HAARE VOR DEN ZÄHNEN
(Nr. 43/1967, Bücher)
Gerhard Zwerenz fragte in seiner co. legalen Kritik der »Homburgischen Hochzeit«, »weshalb der so tüchtige und eigenständige »homburgische Schelm Ernst Herhaus sich vermittels Bart durchaus das Layout des »kaschubischen« Günter Graß geben will«? Das kam so: In Paris holte ich mir in meinen damaligen Zehen Jahren beim vorlauten fleischlichen Umgang mit Metaphern und vor lauter fleischlosem Umgang mit Gaffern eine Kiefernangelegenheit, wobei mir einige Zähne ausfielen. Die Zahnlücken wollte ich mit einem Bart bedecken. Leider wurden alle auf meine »Lücken« so besonders aufmerksam. In meiner Naivität hatte ich zwar geahnt, daß Naturzähne durch Haare auf den Lücken nicht zu ersetzen wären. Schließlich habe ich mir ein paar Kunstzähne einsetzen und die Haare gleich drauf gelassen.

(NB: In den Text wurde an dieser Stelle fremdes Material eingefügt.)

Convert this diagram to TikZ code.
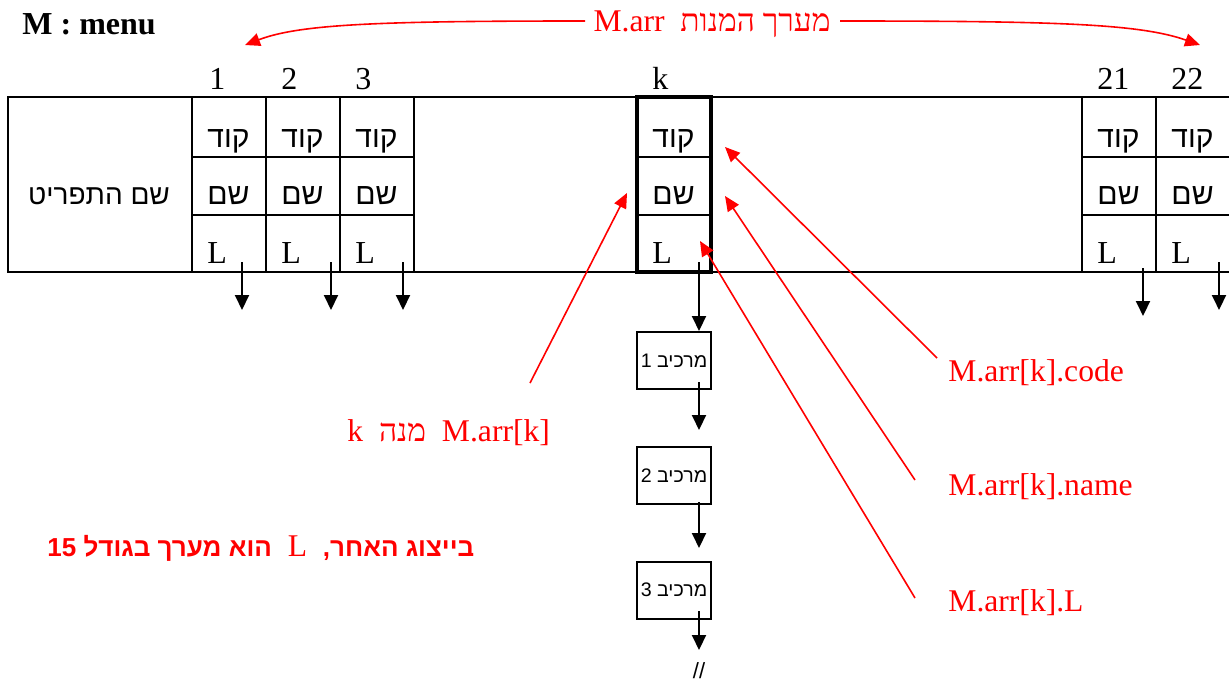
\documentclass[tikz,border=0pt]{standalone}
\usepackage{fontspec}
\setmainfont{Liberation Serif}
\newfontfamily\hebsans[Script=Hebrew]{Liberation Sans}
\newfontfamily\hebserif[Script=Hebrew]{Liberation Serif}
\TeXXeTstate=1
\usetikzlibrary{arrows.meta}
\begin{document}
\begin{tikzpicture}[x=0.5pt,y=-0.5pt,
  num/.style={anchor=base west, inner sep=0, font=\fontsize{16}{16}\selectfont},
  heb/.style={anchor=base west, inner sep=0, font=\hebsans\fontsize{15}{15}\selectfont},
  ltr/.style={anchor=base west, inner sep=0, font=\fontsize{16}{16}\selectfont},
  redlbl/.style={text=red, inner sep=0, anchor=base west, font=\fontsize{15.8}{15.8}\selectfont},
  tbl/.style={line width=1pt},
  blk/.style={-{Triangle[length=7.5pt,width=7pt]}, line width=1pt},
  redarr/.style={red, line width=0.8pt, -{Triangle[length=7.5pt,width=6.5pt]}},
  comp/.style={draw, line width=1pt, minimum width=37pt, minimum height=28.5pt, inner sep=0, font=\hebsans\fontsize{9.8}{9.8}\selectfont}]
\useasboundingbox (0,0) rectangle (1229,685);
% title
\node[anchor=base west, inner sep=0, font=\bfseries\fontsize{16}{16}\selectfont] (title) at (22,34) {M : menu};
\node[redlbl, anchor=base] (marr) at (712,31) {M.arr\ \ {\hebserif\beginR מערך המנות\endR}};
\coordinate (ml) at (585,21); \coordinate (mr) at (840,21);
\coordinate (tl) at (245,45); \coordinate (tr) at (1200,45);
\draw[redarr] (ml) .. controls (380,21) and (300,24) .. (tl);
\draw[redarr] (mr) .. controls (1060,21) and (1140,24) .. (tr);
% left box
\draw[line width=0.7pt] (8,97) rectangle (192,272);
\node[heb, anchor=base, font=\hebsans\fontsize{14}{14}\selectfont] (menuname) at (99,204) {\beginR שם התפריט\endR};
% table lines
\draw[tbl] (192,97) -- (1229,97);
\draw[tbl] (192,272) -- (1229,272);
\foreach \x in {192,266,340,414,1082,1156} \draw[tbl] (\x,97) -- (\x,272);
\foreach \y in {157,215} {
  \draw[tbl] (192,\y) -- (414,\y);
  \draw[tbl] (1082,\y) -- (1229,\y);
  \draw[tbl] (637,\y) -- (711,\y);
}
\draw[line width=2.2pt] (637,97) rectangle (711,272);
% cell texts
\foreach \x in {192,266,340,637,1082,1156} {
  \node[heb] (code\x) at (\x+15,147) {\beginR קוד\endR};
  \node[heb] (name\x) at (\x+15,204) {\beginR שם\endR};
  \node[ltr] (L\x) at (\x+15,263) {L};
}
% indices
\node[num] (i1) at (209,89) {1};
\node[num] (i2) at (281,89) {2};
\node[num] (i3) at (355,89) {3};
\node[num] (ik) at (652,89) {k};
\node[num] (i21) at (1097,89) {21};
\node[num] (i22) at (1171,89) {22};
% black arrows from L
\foreach \x/\s/\e in {242/262/310, 331/262/310, 403/262/310, 1143/268/316, 1219/262/310} {
  \coordinate (as\x) at (\x,\s); \coordinate (ae\x) at (\x,\e);
  \draw[blk] (as\x) -- (ae\x);
}
% component chain
\node[comp] (c1) at (674,360.5) {1 \beginR מרכיב\endR};
\node[comp] (c2) at (674,475.5) {2 \beginR מרכיב\endR};
\node[comp] (c3) at (674,590) {3 \beginR מרכיב\endR};
\coordinate (ks) at (699,262);
\draw[blk] (ks) -- (ks |- c1.north);
\coordinate (c1s) at (699,382); \coordinate (c1e) at (699,430);
\coordinate (c2s) at (699,502); \coordinate (c2e) at (699,548);
\coordinate (c3s) at (699,611); \coordinate (c3e) at (699,650);
\draw[blk] (c1s) -- (c1e);
\draw[blk] (c2s) -- (c2e);
\draw[blk] (c3s) -- (c3e);
\node[inner sep=0, font=\hebsans\fontsize{11}{11}\selectfont] (brk) at (699,671) {//};
% red labels
\node[redlbl] (lcode) at (948,381) {M.arr[k].code};
\node[redlbl] (lname) at (948,495) {M.arr[k].name};
\node[redlbl] (lL) at (948,611) {M.arr[k].L};
\node[redlbl] (lk) at (347,441) {k\ \ {\hebserif\beginR מנה\endR}\ \ M.arr[k]};
\node[redlbl] (note) at (47,556) {{\hebsans\bfseries\fontsize{13}{13}\selectfont 15 \beginR הוא מערך בגודל\endR}\ \ L\ \ {\hebsans\bfseries\fontsize{13}{13}\selectfont\beginR בייצוג האחר,\endR}};
% red arrows
\coordinate (scode) at (937,358); \coordinate (pcode) at (725,147);
\coordinate (sname) at (915,480); \coordinate (pname) at (725,196);
\coordinate (sL) at (915,598);    \coordinate (pL) at (700,241);
\coordinate (sk) at (530,383);    \coordinate (pk) at (627,193);
\draw[redarr] (scode) -- (pcode);
\draw[redarr] (sname) -- (pname);
\draw[redarr] (sL) -- (pL);
\draw[redarr] (sk) -- (pk);
\end{tikzpicture}
\end{document}
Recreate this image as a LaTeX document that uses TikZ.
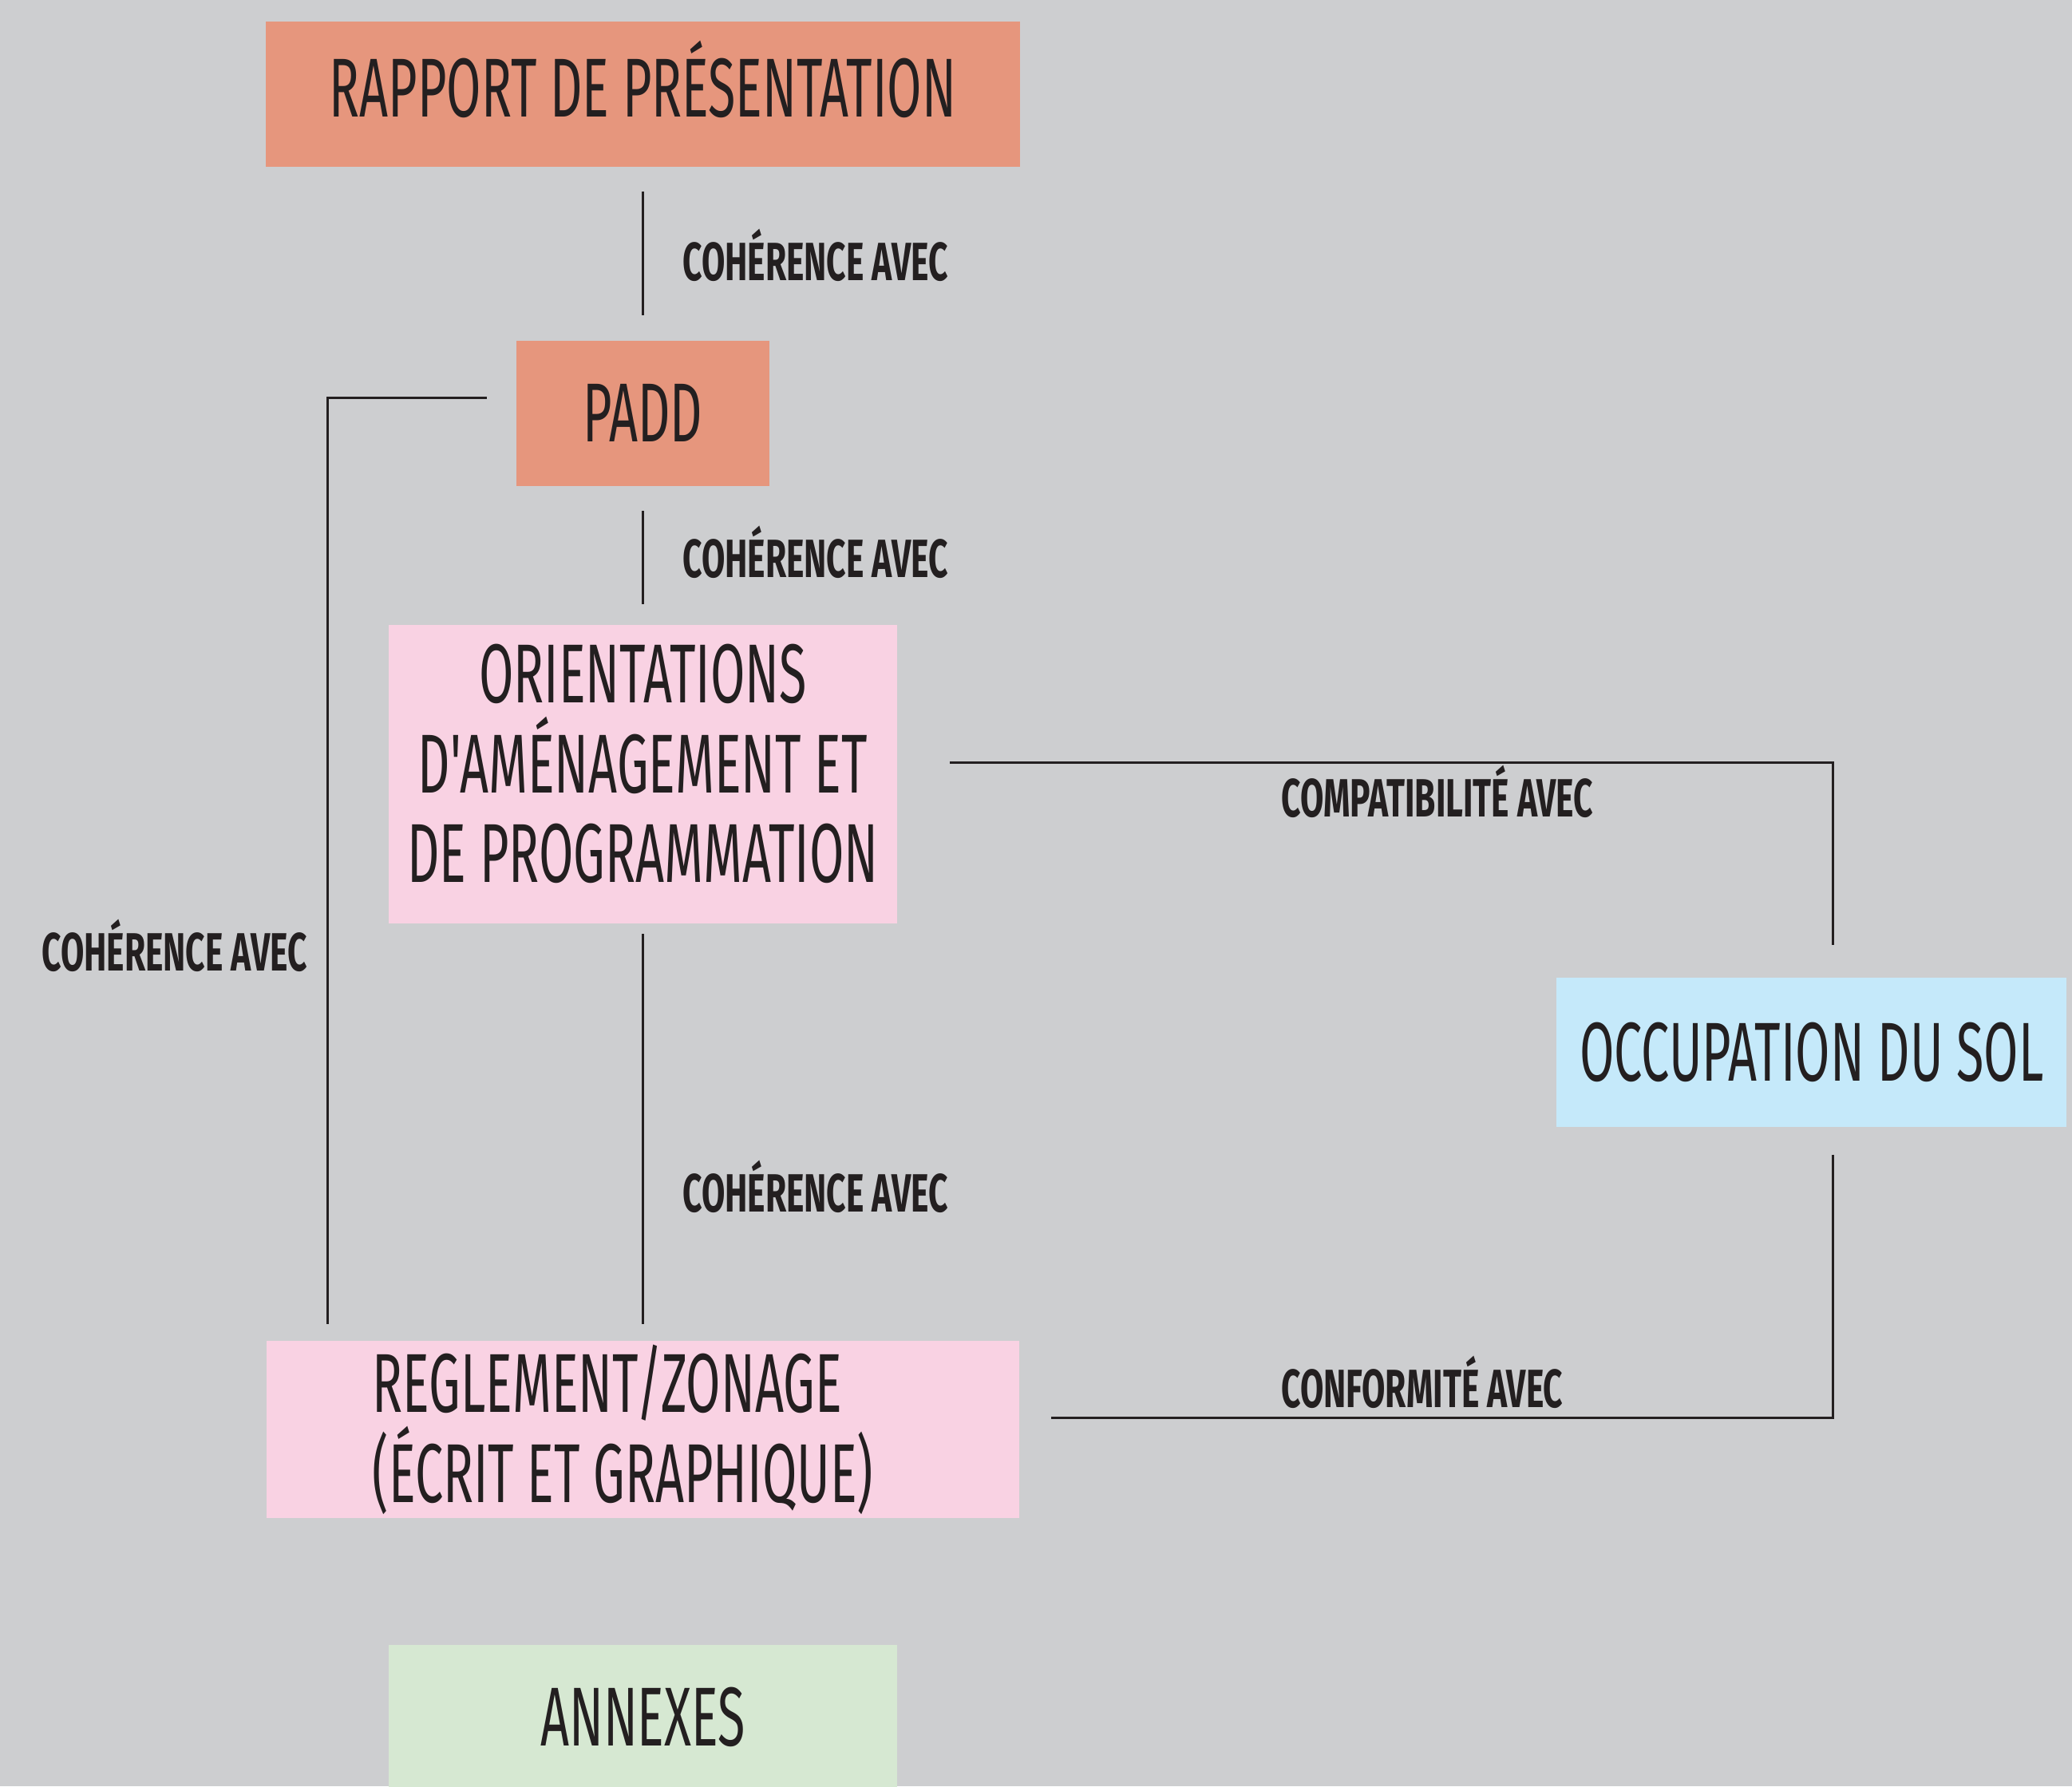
\documentclass[tikz,border=0pt]{standalone}
\usepackage{fontspec}
\usetikzlibrary{positioning}
\newfontfamily\handfont[FakeStretch=0.6]{Fira Sans}
\newfontfamily\linkfont[FakeStretch=0.63]{Fira Sans}
\definecolor{bggrey}{RGB}{205,206,208}
\definecolor{ink}{RGB}{35,31,32}
\definecolor{salmon}{RGB}{230,150,125}
\definecolor{rosepink}{RGB}{249,210,227}
\definecolor{skyblue}{RGB}{197,233,250}
\definecolor{palegreen}{RGB}{214,232,210}

\begin{document}
\begin{tikzpicture}[x=0.1mm,y=-0.1mm,
	box/.style={rectangle,inner sep=0pt,text=ink,align=center,font=\handfont\fontsize{18}{19.3}\selectfont},
	oneline/.style={text height=4.3mm,text depth=0pt},
	link/.style={inner sep=0pt,text=ink,text height=2.8mm,text depth=0pt,font=\linkfont\bfseries\fontsize{11.6}{12}\selectfont},
	conn/.style={draw=ink,line width=0.5pt}]
				\fill[bggrey] (0,0) rectangle (1568,1352);
				\useasboundingbox (0,0) rectangle (1568,1352);
				
				% boxes
				\node[box,oneline,text depth=0.8mm,fill=salmon,minimum width=57.1mm,minimum height=11mm] (rapport) at (486.5,71) {RAPPORT DE PRÉSENTATION};
				\node[box,oneline,fill=salmon,minimum width=19.1mm,minimum height=11mm] (padd) at (486.5,313) {PADD};
				\node[box,fill=rosepink,minimum width=38.5mm,minimum height=22.6mm] (oap) at (486.5,586) {};
				\node[box] (oaptext) at ([yshift=0.8mm]oap.center) {ORIENTATIONS\\ D'AMÉNAGEMENT ET\\ DE PROGRAMMATION};
				\node[box,fill=rosepink,minimum width=57mm,minimum height=13.4mm,text width=40.9mm,inner xsep=8.05mm,align=flush left] (regl) at (486.5,1082) {REGLEMENT/ZONAGE\\ (ÉCRIT ET GRAPHIQUE)};
				\node[box,oneline,fill=palegreen,minimum width=38.5mm,minimum height=11mm] (annexes) at (486.5,1300) {ANNEXES};
				\node[box,oneline,fill=skyblue,minimum width=38.6mm,minimum height=11.3mm] (occ) at (1371,796.5) {OCCUPATION DU SOL};
				
				% connectors
				\draw[conn] ([yshift=-1.8mm]rapport.south) -- ([yshift=1.9mm]padd.north);
				\draw[conn] ([yshift=-1.8mm]padd.south) -- ([yshift=1.5mm]oap.north);
				\draw[conn] ([yshift=-0.7mm]oap.south) -- ([yshift=1.2mm]regl.north);
				\draw[conn] ([shift={(-22,-12)}]padd.west) -| ([shift={(-238.5,-12)}]regl.north);
				\draw[conn] ([shift={(39,-9)}]oap.east) -| ([shift={(16,-24)}]occ.north);
				\draw[conn] ([shift={(16,20)}]occ.south) |- ([shift={(23,-9)}]regl.east);
				
				% labels
				\node[link,anchor=west] (lab1) at (516,198) {COHÉRENCE AVEC};
				\node[link,anchor=west] (lab2) at (516,423) {COHÉRENCE AVEC};
				\node[link,anchor=west] (lab3) at (516,903) {COHÉRENCE AVEC};
				\node[link,anchor=east] (lab4) at (233,721) {COHÉRENCE AVEC};
				\node[link,anchor=west] (lab5) at (969,604) {COMPATIBILITÉ AVEC};
				\node[link,anchor=west] (lab6) at (969,1051) {CONFORMITÉ AVEC};
\end{tikzpicture}
\end{document}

Die Naturzähne sind mir vergangen, und die Kunstzähne lassen sich nur durch perhorrentes Reinigen erhalten, aber Humor ist, wenn man trotzdem beißt. »Manchmal übertreibt er die Parodie ein wenig«, schrieb Gerhard Zwerenz im Blick auf Günter Graß. Wenn ich Günter Graß parodieren wollte, würde ich mir meinen Bart erst mal abmachen, den aber brauche ich, bei allem Hombug, zur steten Mahnung an meine Lücken. Einem Nun-Dit zufolge wollte Graß mit seinem Bart einst Gras über eine Narbe wachsen lassen. So verdanken wir die »Blechtrommel« vielleicht einer vergangenen Zahnlücke. Gerhard Zwerenz danke ich für seine noble Kritik und breche statt in hergrausiges Gelächter in den Ruf aus: Vive Quevedo, qui vive progredo!
Frankfurt ERNST HERHAUS*
* Romancier, der mit der »Homburgischen Hochzeit« debütierte.